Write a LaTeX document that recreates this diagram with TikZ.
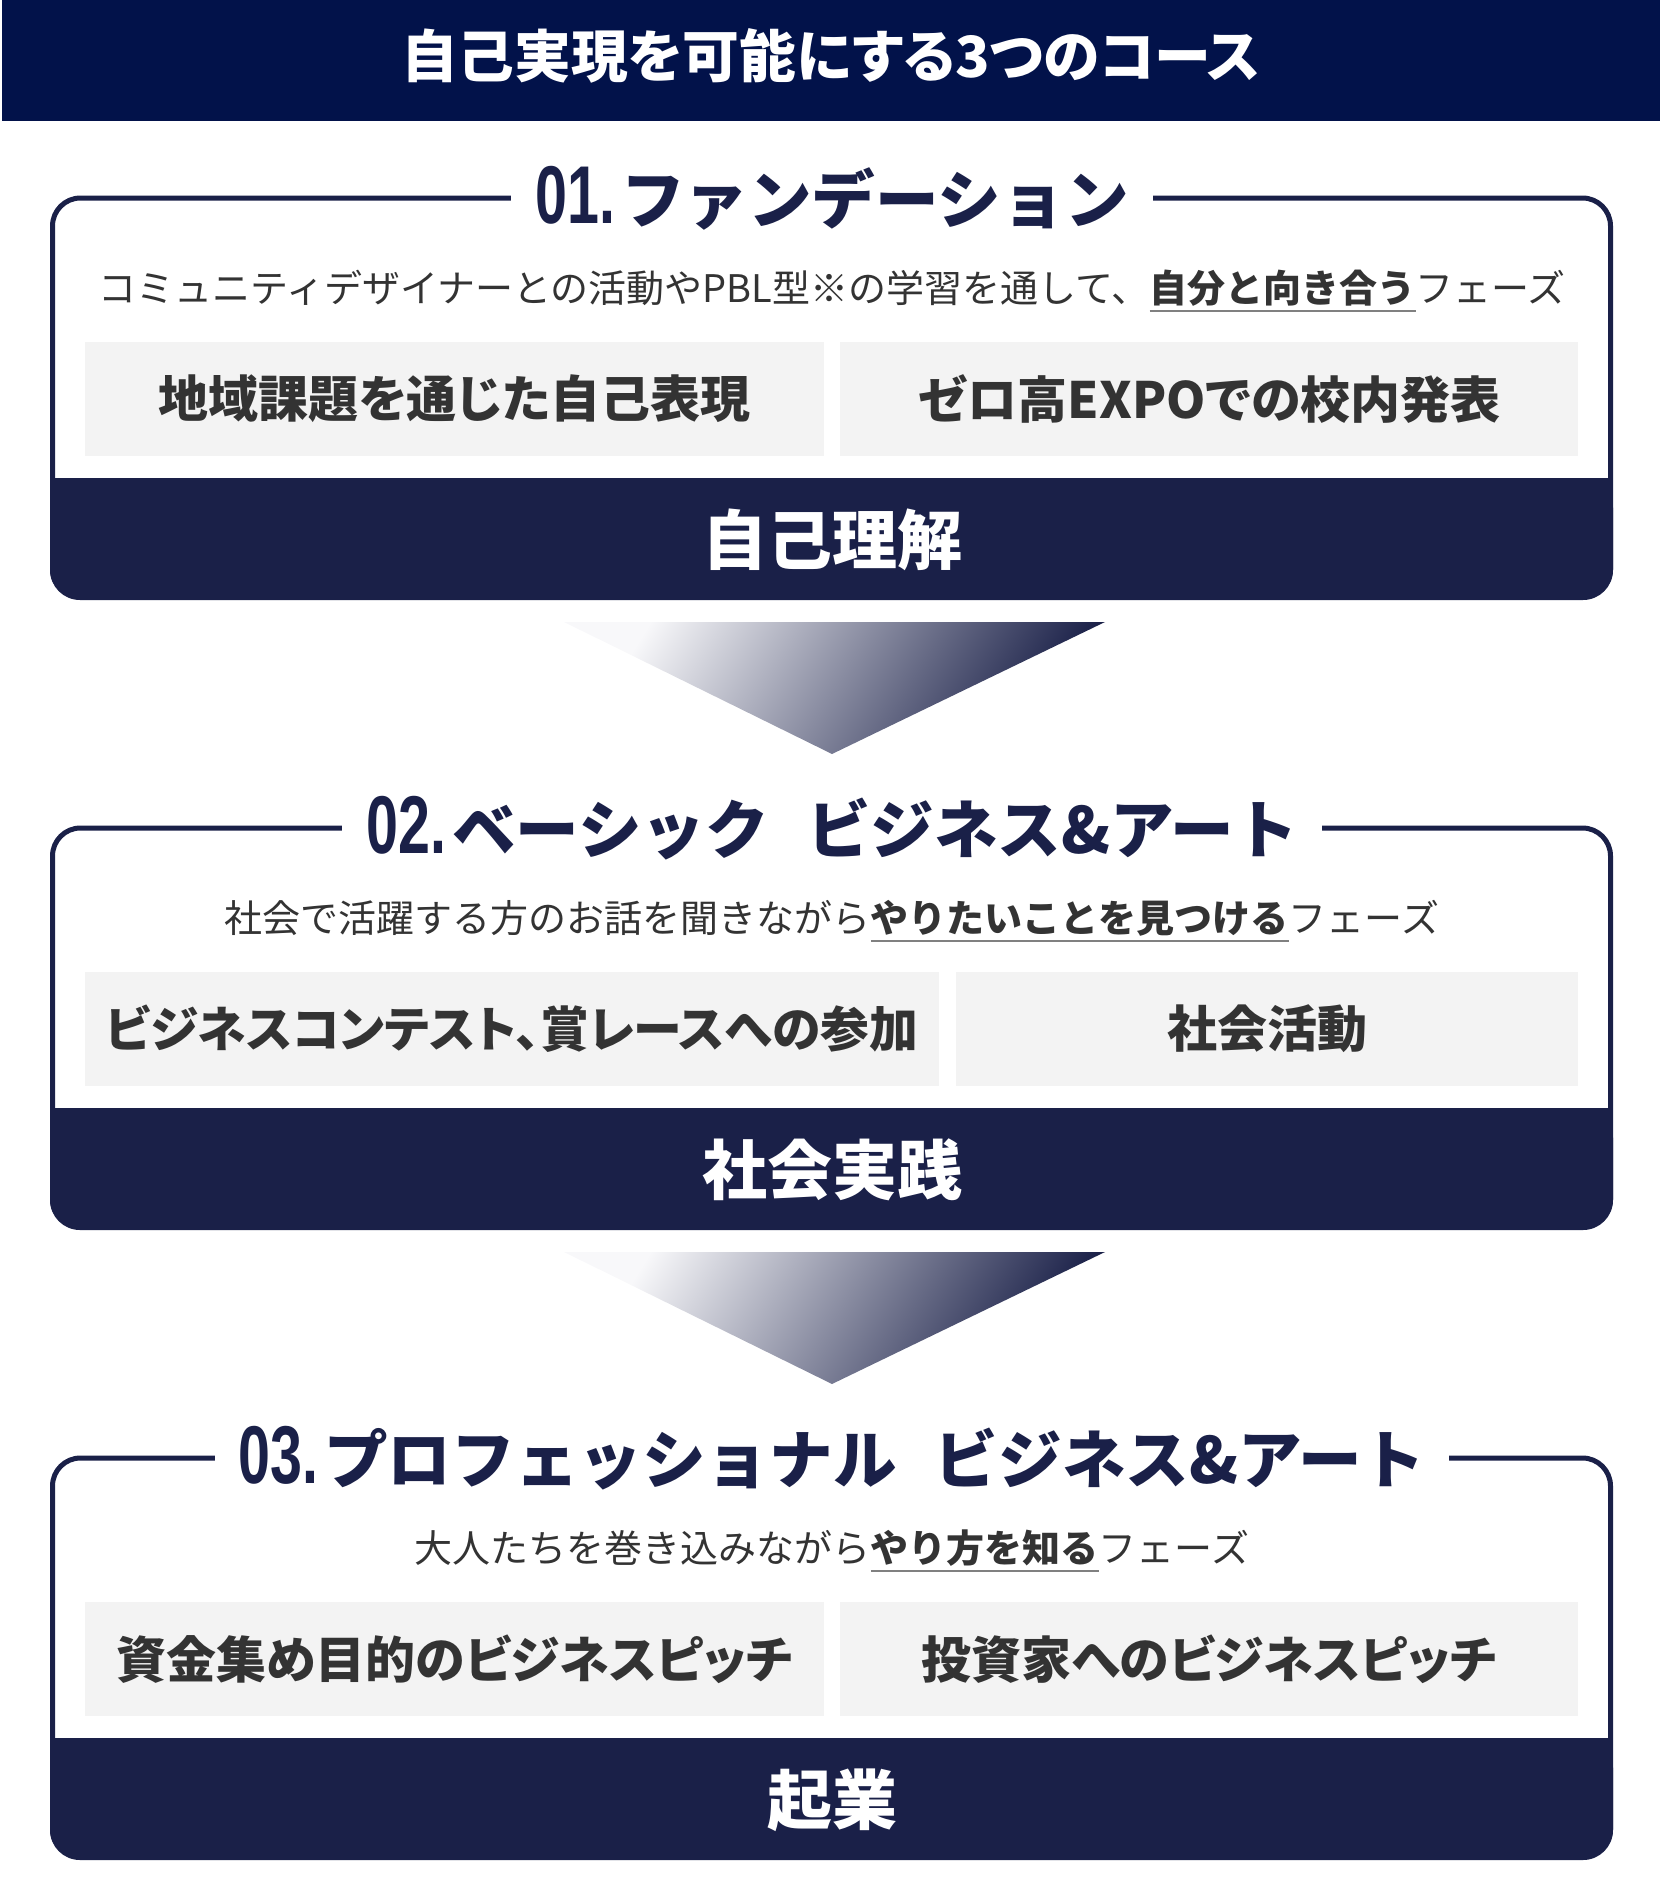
\documentclass[tikz,border=0pt]{standalone}
\usepackage{fontspec}
\setmainfont{Noto Sans CJK JP}[RawFeature=+palt]
\newfontfamily\jpm{Noto Sans CJK JP}
\newfontfamily\dinf{Liberation Sans}[FakeStretch=0.7]
\definecolor{hdr}{HTML}{02124A}
\definecolor{band}{HTML}{1A2048}
\definecolor{gbox}{HTML}{F3F3F3}
\definecolor{txt}{HTML}{333333}
\definecolor{ulg}{HTML}{808080}
\definecolor{lite}{HTML}{F8F8FA}
\newcommand\ulx[1]{\setbox0\hbox{#1}\rlap{\color{ulg}\rule[-5pt]{\wd0}{1.3pt}}\box0}
\tikzset{
  boxline/.style={draw=band, line width=2.5pt, rounded corners=14pt},
  gbx/.style={fill=gbox, inner sep=0pt, minimum height=57pt, text=txt,
     font=\fontsize{25}{30}\selectfont\bfseries},
  ttl/.style={fill=white, inner xsep=12pt, inner ysep=2pt, text=band,
     font=\jpm\fontsize{31.8}{36}\selectfont\bfseries},
  subt/.style={inner sep=0pt, text=txt, font=\jpm\fontsize{19}{23}\selectfont},
  bandtxt/.style={inner sep=0pt, text=white, font=\fontsize{32.5}{38}\selectfont\bfseries},
  arr/.style={top color=lite, middle color=band!64!lite, bottom color=band, shading angle=58},
}
\newcommand\num[1]{{\dinf\fontsize{41}{44}\selectfont\bfseries #1}\hspace{3pt}}
\begin{document}
\begin{tikzpicture}[x=0.5pt,y=-0.5pt]
\useasboundingbox (0,0) rectangle (1663,1884);
% header
\fill[hdr] (2,0) rectangle (1660,121);
\node[text=white, inner sep=0pt, font=\fontsize{28.4}{33}\selectfont\bfseries] (head) at (831,56) {自己実現を可能にする3つのコース};

% ---------- box 1
\begin{scope}
\draw[boxline] (52.5,198) rectangle (1610.5,597);
\fill[band, rounded corners=15pt] (50,478) rectangle (1613,600);
\fill[band] (50,478) rectangle (1613,530);
\node[ttl] (t1) at (832,198) {\num{01.}ファンデーション};
\node[subt] (s1) at (832,291) {コミュニティデザイナーとの活動やPBL型※の学習を通して、\ulx{\bfseries 自分と向き合う}フェーズ};
\node[gbx, minimum width=369.5pt] (g11) at (454.5,399) {地域課題を通じた自己表現};
\node[gbx, minimum width=369pt] (g12) at (1209,399) {ゼロ高EXPOでの校内発表};
\node[bandtxt] (b1) at (832,540) {自己理解};
\end{scope}

% arrow 1
\shade[arr] (564,622) -- (1105,622) -- (832,754) -- cycle;

% ---------- box 2
\begin{scope}[shift={(0,630)}]
\draw[boxline] (52.5,198) rectangle (1610.5,597);
\fill[band, rounded corners=15pt] (50,478) rectangle (1613,600);
\fill[band] (50,478) rectangle (1613,530);
\node[ttl] (t2) at (832,198) {\num{02.}ベーシック\hspace{0.6em}ビジネス\&アート};
\node[subt] (s2) at (832,291) {社会で活躍する方のお話を聞きながら\ulx{\bfseries やりたいことを見つける}フェーズ};
\node[gbx, minimum width=427pt, font=\fontsize{24.4}{30}\selectfont\bfseries] (g21) at (512,399) {ビジネスコンテスト、賞レースへの参加};
\node[gbx, minimum width=311pt] (g22) at (1267,399) {社会活動};
\node[bandtxt] (b2) at (832,540) {社会実践};
\end{scope}

% arrow 2
\shade[arr] (564,1252) -- (1105,1252) -- (832,1384) -- cycle;

% ---------- box 3
\begin{scope}[shift={(0,1260)}]
\draw[boxline] (52.5,198) rectangle (1610.5,597);
\fill[band, rounded corners=15pt] (50,478) rectangle (1613,600);
\fill[band] (50,478) rectangle (1613,530);
\node[ttl] (t3) at (832,198) {\num{03.}プロフェッショナル\hspace{0.6em}ビジネス\&アート};
\node[subt] (s3) at (832,291) {大人たちを巻き込みながら\ulx{\bfseries やり方を知る}フェーズ};
\node[gbx, minimum width=369.5pt] (g31) at (454.5,399) {資金集め目的のビジネスピッチ};
\node[gbx, minimum width=369pt] (g32) at (1209,399) {投資家へのビジネスピッチ};
\node[bandtxt] (b3) at (832,540) {起業};
\end{scope}
\end{tikzpicture}
\end{document}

• What the exercise asks: Except for the pictures, copy the material above exactly.

• Answer:
Write a LaTeX document that recreates this diagram with TikZ.
\documentclass[tikz,border=0pt]{standalone}
\usepackage{fontspec}
\setmainfont{Noto Sans CJK JP}[RawFeature=+palt]
\newfontfamily\jpm{Noto Sans CJK JP}
\newfontfamily\dinf{Liberation Sans}[FakeStretch=0.7]
\definecolor{hdr}{HTML}{02124A}
\definecolor{band}{HTML}{1A2048}
\definecolor{gbox}{HTML}{F3F3F3}
\definecolor{txt}{HTML}{333333}
\definecolor{ulg}{HTML}{808080}
\definecolor{lite}{HTML}{F8F8FA}
\newcommand\ulx[1]{\setbox0\hbox{#1}\rlap{\color{ulg}\rule[-5pt]{\wd0}{1.3pt}}\box0}
\tikzset{
  boxline/.style={draw=band, line width=2.5pt, rounded corners=14pt},
  gbx/.style={fill=gbox, inner sep=0pt, minimum height=57pt, text=txt,
     font=\fontsize{25}{30}\selectfont\bfseries},
  ttl/.style={fill=white, inner xsep=12pt, inner ysep=2pt, text=band,
     font=\jpm\fontsize{31.8}{36}\selectfont\bfseries},
  subt/.style={inner sep=0pt, text=txt, font=\jpm\fontsize{19}{23}\selectfont},
  bandtxt/.style={inner sep=0pt, text=white, font=\fontsize{32.5}{38}\selectfont\bfseries},
  arr/.style={top color=lite, middle color=band!64!lite, bottom color=band, shading angle=58},
}
\newcommand\num[1]{{\dinf\fontsize{41}{44}\selectfont\bfseries #1}\hspace{3pt}}
\begin{document}
\begin{tikzpicture}[x=0.5pt,y=-0.5pt]
\useasboundingbox (0,0) rectangle (1663,1884);
% header
\fill[hdr] (2,0) rectangle (1660,121);
\node[text=white, inner sep=0pt, font=\fontsize{28.4}{33}\selectfont\bfseries] (head) at (831,56) {自己実現を可能にする3つのコース};

% ---------- box 1
\begin{scope}
\draw[boxline] (52.5,198) rectangle (1610.5,597);
\fill[band, rounded corners=15pt] (50,478) rectangle (1613,600);
\fill[band] (50,478) rectangle (1613,530);
\node[ttl] (t1) at (832,198) {\num{01.}ファンデーション};
\node[subt] (s1) at (832,291) {コミュニティデザイナーとの活動やPBL型※の学習を通して、\ulx{\bfseries 自分と向き合う}フェーズ};
\node[gbx, minimum width=369.5pt] (g11) at (454.5,399) {地域課題を通じた自己表現};
\node[gbx, minimum width=369pt] (g12) at (1209,399) {ゼロ高EXPOでの校内発表};
\node[bandtxt] (b1) at (832,540) {自己理解};
\end{scope}

% arrow 1
\shade[arr] (564,622) -- (1105,622) -- (832,754) -- cycle;

% ---------- box 2
\begin{scope}[shift={(0,630)}]
\draw[boxline] (52.5,198) rectangle (1610.5,597);
\fill[band, rounded corners=15pt] (50,478) rectangle (1613,600);
\fill[band] (50,478) rectangle (1613,530);
\node[ttl] (t2) at (832,198) {\num{02.}ベーシック\hspace{0.6em}ビジネス\&アート};
\node[subt] (s2) at (832,291) {社会で活躍する方のお話を聞きながら\ulx{\bfseries やりたいことを見つける}フェーズ};
\node[gbx, minimum width=427pt, font=\fontsize{24.4}{30}\selectfont\bfseries] (g21) at (512,399) {ビジネスコンテスト、賞レースへの参加};
\node[gbx, minimum width=311pt] (g22) at (1267,399) {社会活動};
\node[bandtxt] (b2) at (832,540) {社会実践};
\end{scope}

% arrow 2
\shade[arr] (564,1252) -- (1105,1252) -- (832,1384) -- cycle;

% ---------- box 3
\begin{scope}[shift={(0,1260)}]
\draw[boxline] (52.5,198) rectangle (1610.5,597);
\fill[band, rounded corners=15pt] (50,478) rectangle (1613,600);
\fill[band] (50,478) rectangle (1613,530);
\node[ttl] (t3) at (832,198) {\num{03.}プロフェッショナル\hspace{0.6em}ビジネス\&アート};
\node[subt] (s3) at (832,291) {大人たちを巻き込みながら\ulx{\bfseries やり方を知る}フェーズ};
\node[gbx, minimum width=369.5pt] (g31) at (454.5,399) {資金集め目的のビジネスピッチ};
\node[gbx, minimum width=369pt] (g32) at (1209,399) {投資家へのビジネスピッチ};
\node[bandtxt] (b3) at (832,540) {起業};
\end{scope}
\end{tikzpicture}
\end{document}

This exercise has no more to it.